Claire Wallace, Head of Marine Treaty at Canopius and Chair of JXL, commented: “Our Committee ultimately wants to clarify and preserve coverage for the market’s marine clients, while also quantifying a clear approach to cyber risk.”

“To achieve our aims, we needed to come together as a market to tackle this very difficult subject. We also needed to assess the impact that possible aggregations of this could have on capital adequacy and reinsurers’ positions in the market,” continued Wallace.

In response to the rapidly evolving risks and contractual terms since the onset of the Ukraine conflict, the Joint Committee conducted a comprehensive review of existing cyber clauses.

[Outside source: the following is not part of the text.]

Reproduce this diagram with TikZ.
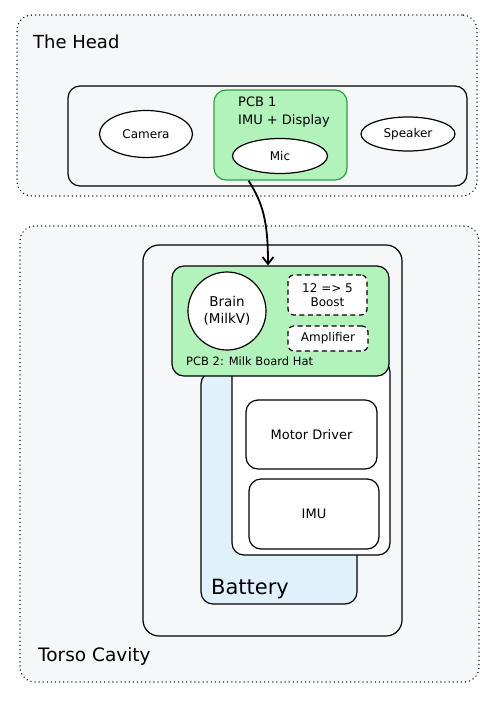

This resulted in a wording suitable for all marine and upstream energy classes, eliminating the need for separate underlying clauses.

The move away from scheduled clauses addresses concerns around aggregation uncertainty, providing clarity to reinsurers and cedants regarding the aggregation of claims involving cyber risks in a dynamic risk environment.

Wallace added: “Reinsurers need to be fully prepared for a major global cyber event, malicious or non-malicious, and ensure that there is clarity of coverage. Further, we recognise that aggregation causes the majority of reinsurance disputes, and it is helpful to all parties to avoid these where possible.”

“We’re confident that the JX2023-019 is robust and clearer for all sides to use within the treaty and excess loss environment.”